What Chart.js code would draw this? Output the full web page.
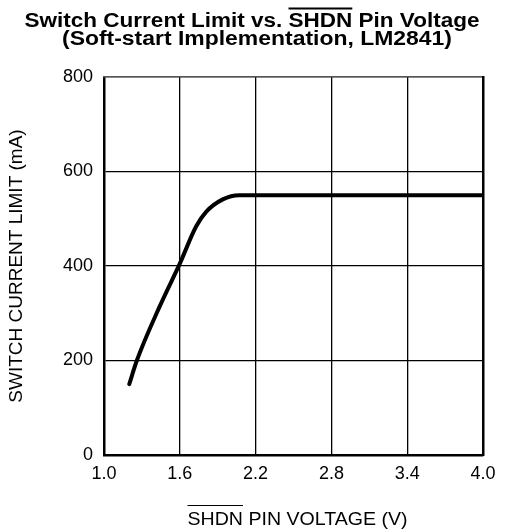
<!DOCTYPE html>
<html>
<head>
<meta charset="utf-8">
<script src="https://cdn.jsdelivr.net/npm/chart.js@4/dist/chart.umd.min.js"></script>
<style>
  html, body { margin: 0; padding: 0; background: #fff; }
  #wrap { position: relative; width: 506px; height: 529px; }
</style>
</head>
<body>
<div id="wrap"><canvas id="chart" width="506" height="529"></canvas></div>
<script>
// values
const voltage = [1.2, 1.26, 1.44, 1.6, 1.73, 1.81, 1.94, 2.07, 2.2, 4.0]
const currentLimit = [150, 200, 314, 405, 484, 515, 541, 550, 550, 550]
const xTicks = [1.0, 1.6, 2.2, 2.8, 3.4, 4.0]
const yTicks = [0, 200, 400, 600, 800]

const FONT = '"Liberation Sans", Arial, sans-serif'

// titles with the overlined SHDN, stretched to the widths seen in the reference
const textPlugin = {
  id: 'texts',
  afterDraw(chart) {
    const ctx = chart.ctx
    const area = chart.chartArea
    ctx.save()
    ctx.fillStyle = '#000'
    ctx.strokeStyle = '#000'
    ctx.textBaseline = 'alphabetic'
    ctx.textAlign = 'left'

    function drawPieces(pieces, cx, baseY, font, width, lw, over) {
      ctx.font = font
      let total = 0
      pieces.forEach(p => total += ctx.measureText(p.t).width)
      const sx = width ? width / total : 1
      ctx.save()
      ctx.translate(cx - total * sx / 2, baseY)
      ctx.scale(sx, 1)
      let x = 0
      pieces.forEach(p => {
        const w = ctx.measureText(p.t).width
        ctx.fillText(p.t, x, 0)
        if (p.o) {
          ctx.save()
          ctx.setTransform(1, 0, 0, 1, 0, 0)
          ctx.lineWidth = lw
          ctx.beginPath()
          const x0 = cx - total * sx / 2 + x * sx
          ctx.moveTo(x0, baseY - over)
          ctx.lineTo(x0 + w * sx, baseY - over)
          ctx.stroke()
          ctx.restore()
        }
        x += w
      })
      ctx.restore()
    }

    const bold = 'bold 20px ' + FONT
    drawPieces([{t: 'Switch Current Limit vs. '}, {t: 'SHDN', o: true}, {t: ' Pin Voltage'}], 252, 27, bold, 455, 1.8, 18.5)
    drawPieces([{t: '(Soft-start Implementation, LM2841)'}], 257, 45, bold, 390, 1.8, 17)

    const cx = (area.left + area.right) / 2
    drawPieces([{t: 'SHDN', o: true}, {t: ' PIN VOLTAGE (V)'}], cx + 4, 525, '19px ' + FONT, 220, 1.2, 19.5)
    ctx.restore()
  }
}

new Chart(document.getElementById('chart').getContext('2d'), {
  type: 'scatter',
  data: {
    datasets: [{
      data: voltage.map((v, i) => ({ x: v, y: currentLimit[i] })),
      showLine: true,
      borderColor: '#000',
      borderWidth: 4,
      borderCapStyle: 'round',
      cubicInterpolationMode: 'monotone',
      pointRadius: 0
    }]
  },
  options: {
    responsive: false,
    animation: false,
    layout: { padding: { top: 77, right: 23, left: 0, bottom: 0 } },
    plugins: { legend: { display: false }, tooltip: { enabled: false } },
    scales: {
      x: {
        type: 'linear',
        min: 1.0,
        max: 4.0,
        afterBuildTicks: s => { s.ticks = xTicks.map(v => ({ value: v })) },
        afterFit: s => { s.height = 74 },
        ticks: {
          color: '#000',
          font: { family: FONT, size: 18 },
          padding: 8,
          maxRotation: 0,
          callback: v => v.toFixed(1)
        },
        grid: { color: '#000', lineWidth: 1.3, drawTicks: false },
        border: { color: '#000', width: 2.5 }
      },
      y: {
        min: 0,
        max: 800,
        afterBuildTicks: s => { s.ticks = yTicks.map(v => ({ value: v })) },
        afterFit: s => { s.width = 104 },
        ticks: {
          color: '#000',
          font: { family: FONT, size: 18 },
          padding: 11
        },
        grid: { color: '#000', lineWidth: 1.3, drawTicks: false },
        border: { color: '#000', width: 2.5 },
        title: {
          display: true,
          text: 'SWITCH CURRENT LIMIT (mA)',
          color: '#000',
          font: { family: FONT, size: 19, weight: 'normal' },
          padding: { top: 5, bottom: 0 }
        }
      },
      x2: {
        position: 'top',
        type: 'linear',
        min: 1.0,
        max: 4.0,
        ticks: { display: false },
        grid: { display: false, drawTicks: false },
        border: { color: '#555', width: 1.5 },
        afterFit: s => { s.height = 0 }
      },
      y2: {
        position: 'right',
        min: 0,
        max: 800,
        ticks: { display: false },
        grid: { display: false, drawTicks: false },
        border: { color: '#000', width: 2.5 },
        afterFit: s => { s.width = 0 }
      }
    }
  },
  plugins: [textPlugin]
})
</script>
</body>
</html>
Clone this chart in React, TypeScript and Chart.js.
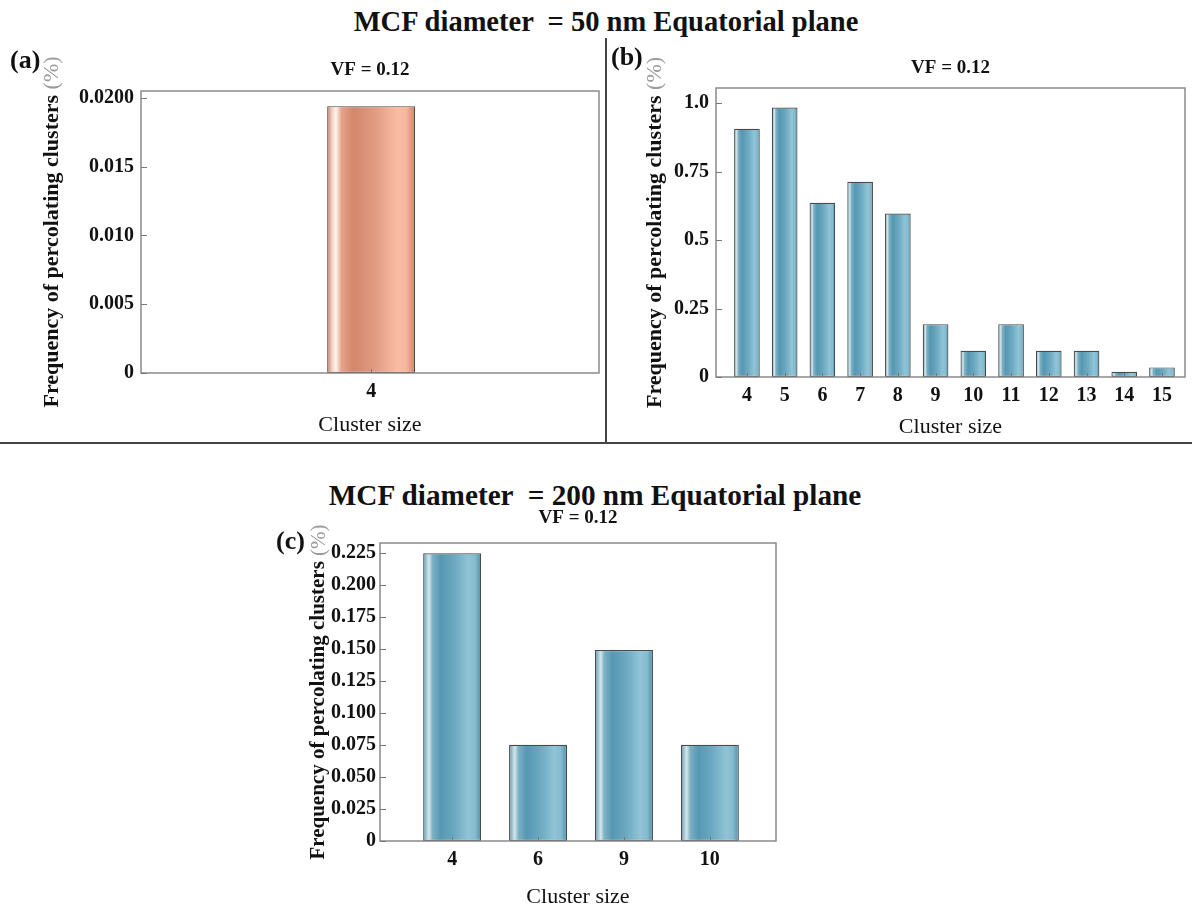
import React, { useEffect, useRef } from 'react';
import { Chart, registerables } from 'chart.js';

Chart.register(...registerables);

const FONT = "'Liberation Serif', 'Times New Roman', Times, serif";

// ---------- Panel (a): MCF 50 nm ----------
const catsA = ['4'];
const valsA = [0.0194];
const yTicksA = [0, 0.005, 0.01, 0.015, 0.02];
const yLabelsA = ['0', '0.005', '0.010', '0.015', '0.0200'];

// ---------- Panel (b): MCF 50 nm ----------
const catsB = ['4', '5', '6', '7', '8', '9', '10', '11', '12', '13', '14', '15'];
const valsB = [0.906, 0.984, 0.636, 0.713, 0.597, 0.193, 0.096, 0.193, 0.096, 0.096, 0.019, 0.035];
const yTicksB = [0, 0.25, 0.5, 0.75, 1.0];
const yLabelsB = ['0', '0.25', '0.5', '0.75', '1.0'];

// ---------- Panel (c): MCF 200 nm ----------
const catsC = ['4', '6', '9', '10'];
const valsC = [0.2245, 0.075, 0.149, 0.075];
const yTicksC = [0, 0.025, 0.05, 0.075, 0.1, 0.125, 0.15, 0.175, 0.2, 0.225];
const yLabelsC = ['0', '0.025', '0.050', '0.075', '0.100', '0.125', '0.150', '0.175', '0.200', '0.225'];

const subTitle = 'VF = 0.12';
const xTitle = 'Cluster size';
const yTitleMain = 'Frequency of percolating clusters';
const yTitleUnit = ' (%)';

const COPPER: [number, string][] = [
  [0, '#c27a64'],
  [0.05, '#f2cbbd'],
  [0.1, '#fff6f2'],
  [0.16, '#e6a48d'],
  [0.3, '#d3866c'],
  [0.55, '#e29c83'],
  [0.8, '#fbbca4'],
  [0.9, '#f7b69d'],
  [1, '#cc8267'],
];

const BLUE: [number, string][] = [
  [0, '#4a8aa4'],
  [0.05, '#9cc3d1'],
  [0.1, '#d6e6ea'],
  [0.16, '#7db2c5'],
  [0.3, '#5597b2'],
  [0.55, '#6eaac1'],
  [0.78, '#90c4d6'],
  [0.9, '#84bbcf'],
  [1, '#4c8ca6'],
];

function barFill(stops: [number, string][], pct: number, n: number) {
  return (c: any) => {
    const chart = c.chart;
    const xs = chart.scales?.x;
    if (c.type !== 'data' || !xs || !chart.chartArea) return stops[4][1];
    const p0 = xs.getPixelForValue(0);
    if (!isFinite(p0)) return stops[4][1];
    const step = n > 1 ? Math.abs(xs.getPixelForValue(1) - p0) : xs.width;
    const w = step * pct;
    const cx = xs.getPixelForValue(c.dataIndex);
    const g = chart.ctx.createLinearGradient(cx - w / 2, 0, cx + w / 2, 0);
    stops.forEach(([o, col]) => g.addColorStop(o, col));
    return g;
  };
}

const framePlugin = {
  id: 'frame',
  afterDatasetsDraw(chart: any) {
    const { ctx, chartArea: a } = chart;
    ctx.save();
    ctx.strokeStyle = '#8a8a8a';
    ctx.lineWidth = 1.5;
    ctx.strokeRect(a.left, a.top, a.right - a.left, a.bottom - a.top);
    ctx.strokeStyle = '#777';
    ctx.lineWidth = 1;
    const ys = chart.scales.y;
    ys.ticks.forEach((_: any, i: number) => {
      const y = Math.round(ys.getPixelForTick(i)) + 0.5;
      ctx.beginPath();
      ctx.moveTo(a.left, y);
      ctx.lineTo(a.left + 6, y);
      ctx.stroke();
    });
    const xs = chart.scales.x;
    xs.ticks.forEach((_: any, i: number) => {
      const x = Math.round(xs.getPixelForTick(i)) + 0.5;
      ctx.beginPath();
      ctx.moveTo(x, a.bottom);
      ctx.lineTo(x, a.bottom - 4);
      ctx.stroke();
    });
    ctx.restore();
  },
};

const yTitlePlugin = {
  id: 'ytitle2',
  afterDraw(chart: any, _args: any, opts: any) {
    const { ctx, chartArea: a } = chart;
    const cy = (a.top + a.bottom) / 2;
    ctx.save();
    ctx.translate(opts.x, cy);
    ctx.rotate(-Math.PI / 2);
    ctx.textBaseline = 'middle';
    ctx.textAlign = 'left';
    const boldFont = `bold ${opts.size}px ${FONT}`;
    const normFont = `${opts.size}px ${FONT}`;
    ctx.font = boldFont;
    const w1 = ctx.measureText(yTitleMain).width;
    ctx.font = normFont;
    const w2 = ctx.measureText(yTitleUnit).width;
    const x0 = -(w1 + w2) / 2;
    ctx.font = boldFont;
    ctx.fillStyle = '#111';
    ctx.fillText(yTitleMain, x0, 0);
    ctx.font = normFont;
    ctx.fillStyle = '#9a9a9a';
    ctx.fillText(yTitleUnit, x0 + w1, 0);
    ctx.restore();
  },
};

type Spec = {
  cats: string[];
  vals: number[];
  yTicks: number[];
  yLabels: string[];
  yMax: number;
  xMin: number;
  xMax: number;
  pct: number;
  stops: [number, string][];
  yWidth: number;
  yTickPad: number;
  padRight: number;
  tPadTop: number;
  tPadBottom: number;
  xHeight: number;
  xTitlePadBottom: number;
  yTitleX: number;
  yTitleSize: number;
};

function makeConfig(s: Spec): any {
  const data = s.vals.map((v, i) => ({ x: i, y: v }));
  return {
    type: 'bar',
    data: {
      datasets: [
        {
          data,
          backgroundColor: barFill(s.stops, s.pct, s.cats.length),
          borderColor: '#4a4a4a',
          borderWidth: 1.2,
          borderSkipped: false,
          categoryPercentage: 1,
          barPercentage: s.pct,
        },
      ],
    },
    options: {
      animation: false,
      responsive: false,
      devicePixelRatio: 1,
      layout: { padding: { left: 0, right: s.padRight, top: 0, bottom: 0 } },
      plugins: {
        legend: { display: false },
        tooltip: { enabled: false },
        title: {
          display: true,
          text: subTitle,
          fullSize: false,
          color: '#111',
          font: { family: FONT, size: 19, weight: 'bold', lineHeight: 1.2 },
          padding: { top: s.tPadTop, bottom: s.tPadBottom },
        },
        ytitle2: { x: s.yTitleX, size: s.yTitleSize },
      },
      scales: {
        x: {
          type: 'linear',
          min: s.xMin,
          max: s.xMax,
          offset: false,
          grid: { display: false, drawTicks: false, offset: false },
          border: { display: false },
          afterBuildTicks: (sc: any) => {
            sc.ticks = s.cats.map((_, i) => ({ value: i }));
          },
          afterFit: (sc: any) => {
            sc.height = s.xHeight;
          },
          ticks: {
            autoSkip: false,
            maxRotation: 0,
            padding: 7,
            color: '#111',
            font: { family: FONT, size: 20, weight: 'bold' },
            callback: (v: number) => s.cats[Math.round(v)] ?? '',
          },
          title: {
            display: true,
            text: xTitle,
            color: '#111',
            font: { family: FONT, size: 22, lineHeight: 1.2 },
            padding: { top: 0, bottom: s.xTitlePadBottom },
          },
        },
        y: {
          type: 'linear',
          min: 0,
          max: s.yMax,
          grid: { display: false, drawTicks: false },
          border: { display: false },
          afterBuildTicks: (sc: any) => {
            sc.ticks = s.yTicks.map((v) => ({ value: v }));
          },
          afterFit: (sc: any) => {
            sc.width = s.yWidth;
          },
          ticks: {
            padding: s.yTickPad,
            color: '#111',
            font: { family: FONT, size: 20, weight: 'bold' },
            callback: (_v: number, i: number) => s.yLabels[i] ?? '',
          },
        },
      },
    },
    plugins: [framePlugin, yTitlePlugin],
  };
}

const specA: Spec = {
  cats: catsA, vals: valsA, yTicks: yTicksA, yLabels: yLabelsA, yMax: 0.0205,
  xMin: -1, xMax: 0.99, pct: 0.192, stops: COPPER,
  yWidth: 141, yTickPad: 7, padRight: 3, tPadTop: 18.6, tPadBottom: 9.6, xHeight: 67, xTitlePadBottom: 1.8,
  yTitleX: 52, yTitleSize: 22,
};

const specB: Spec = {
  cats: catsB, vals: valsB, yTicks: yTicksB, yLabels: yLabelsB, yMax: 1.055,
  xMin: -0.82, xMax: 11.61, pct: 0.68, stops: BLUE,
  yWidth: 108, yTickPad: 7, padRight: 7, tPadTop: 16.6, tPadBottom: 8.6, xHeight: 63, xTitlePadBottom: 0,
  yTitleX: 47, yTitleSize: 22,
};

const specC: Spec = {
  cats: catsC, vals: valsC, yTicks: yTicksC, yLabels: yLabelsC, yMax: 0.2325,
  xMin: -0.84, xMax: 3.77, pct: 0.675, stops: BLUE,
  yWidth: 120, yTickPad: 4, padRight: 9, tPadTop: 6.6, tPadBottom: 13.6, xHeight: 71, xTitlePadBottom: 1.8,
  yTitleX: 59, yTitleSize: 21,
};

function ChartCanvas({ spec, left, top, width, height }: { spec: Spec; left: number; top: number; width: number; height: number }) {
  const ref = useRef<HTMLCanvasElement>(null);
  useEffect(() => {
    const chart = new Chart(ref.current as HTMLCanvasElement, makeConfig(spec));
    return () => chart.destroy();
  }, [spec]);
  return (
    <canvas
      ref={ref}
      width={width}
      height={height}
      style={{ position: 'absolute', left, top, width, height }}
    />
  );
}

const bigTitle: React.CSSProperties = {
  position: 'absolute',
  fontFamily: FONT,
  fontWeight: 'bold',
  fontSize: 30,
  lineHeight: '30px',
  whiteSpace: 'pre',
  color: '#111',
};

const panelLabel: React.CSSProperties = {
  position: 'absolute',
  fontFamily: FONT,
  fontWeight: 'bold',
  fontSize: 26,
  lineHeight: '26px',
  color: '#111',
};

export default function App() {
  return (
    <div
      style={{
        position: 'absolute',
        left: 0,
        top: 0,
        width: 1192,
        height: 906,
        overflow: 'hidden',
        background: '#fff',
      }}
    >
      <div style={{ ...bigTitle, left: 606, top: 6, transform: 'translateX(-50%) scaleX(0.95)' }}>
        {'MCF diameter  = 50 nm Equatorial plane'}
      </div>
      <div style={{ ...bigTitle, left: 595, top: 480, transform: 'translateX(-50%) scaleX(0.975)' }}>
        {'MCF diameter  = 200 nm Equatorial plane'}
      </div>

      <div style={{ position: 'absolute', left: 605, top: 38, width: 1.5, height: 405, background: '#444' }} />
      <div style={{ position: 'absolute', left: 0, top: 442, width: 1192, height: 1.5, background: '#444' }} />

      <ChartCanvas spec={specA} left={0} top={40} width={602} height={400} />
      <ChartCanvas spec={specB} left={608} top={40} width={584} height={400} />
      <ChartCanvas spec={specC} left={260} top={500} width={525} height={412} />

      <div style={{ ...panelLabel, left: 10, top: 47 }}>(a)</div>
      <div style={{ ...panelLabel, left: 611, top: 44 }}>(b)</div>
      <div style={{ ...panelLabel, left: 276, top: 528 }}>(c)</div>
    </div>
  );
}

▶ [Problem to solve] Take every line that includes the string "this" and copy it.

▶ [The answer]
What Chart.js code would draw this? Output the full web page.
Clone this chart in React, TypeScript and Chart.js.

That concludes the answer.